Based on both the 1993 film of the same name that marked Robert DeNiro’s directorial debut and the one-man show that inspired it all, DPAC’s production of A Bronx Tale effectively brings to life a story that is at times frightening, often touching, and above all, incredibly honest and real.
The show opens with its aptly-named “Belmont Avenue” number, which clearly places the time (the 1960s), place, and overall atmosphere of the world in which it is set. The audience is quickly introduced to young Calogero, portrayed by just-as-young Trey Murphy, a child actor who brings great charisma and likeability, as well as a powerhouse voice, to the role.
From his New York front stoop, Calogero witnesses a mafia boss, Sonny (Jeff Brooks) kill a man. And, when the young boy chooses to keep his mouth shut, he enters into a world in which he is befriended by this powerful, trust-no-one criminal, striking up a friendship that, against the wishes of Calogero’s father, Lorenzo (Nick Fradiani), will span over the next eight years and ultimately leave a lasting impact.
And, while it may sound odd given that Sonny’s first onstage act is a murder, Sonny proves to be one of the most endearing characters in this production, due largely to Brooks’ multi-layered characterization. Sonny is every bit as intimidating and, at times, downright scary as the script calls for him to be. However, Chazz Palminteri’s rich script and Brooks’ heartfelt portrayal make Sonny out to be a real, dimensional person, one with a heart and the best intentions he can understand lurking underneath it all.
All too quickly, Calogero turns into an older version of himself, portrayed to sweet-hearted, blissfully-naive perfection by handsome, chiseled Alec Nevin.

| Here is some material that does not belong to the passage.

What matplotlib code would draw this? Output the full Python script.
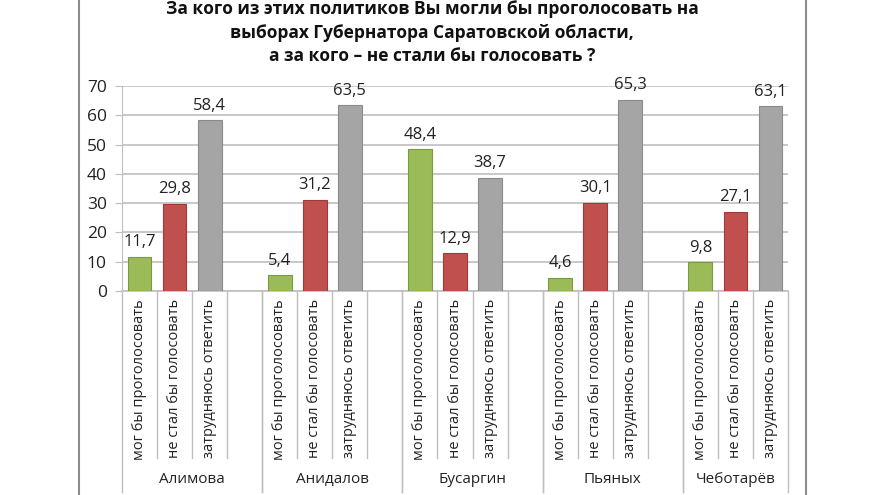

This Calogero, nicknamed simply “C” by his beloved Sonny, is just starting to question the world around him, as well as the confines and limitations of it that he cannot understand or abide by. In turn, he meets and falls for the beautiful Jane (Kayla Jenerson), who, problematically in his world, is black.
The two actors share amazing chemistry, especially during their rendering of the “Out of Your Head” number, which features effective use of spotlighting and really shines a literal and figurative light on Jenerson’s incredible vocal skills, which remain impressive throughout this fast-paced, non-stop-action-filled piece.
Their chemistry, however, rivals the amazingly real relationships evidenced between C and his father and, most of all, between C and Sonny. While Fradiani’s Lorenzo is sympathetic, understandable, and altogether loveable, especially as explained in the beautiful “Look to Your Heart” ballad, powerfully delivered by Stefanie Londino as Rosina, C’s mother, nothing quite rivals the intensity and authenticity with which Nevin’s “C” looks up to his Sonny.
In fact, it is these male relationships that are at the heart of this touching musical. A coming of age tale about male identity, male relationships, and the role models we create for ourselves- as well as the difficulty of realizing their faults- A Bronx Tale is a show that fills an important gap for the oft-overlooked male theatergoer but that is also one that any viewer can relate to. Completed by stellar choreography and a colorful, lively ensemble cast, this production is one of the best and most authentic to grace the DPAC stage in recent history. Fans of the film and newcomers to the story alike are sure to delight in the sheer honesty and heartfelt truth of this powerful production.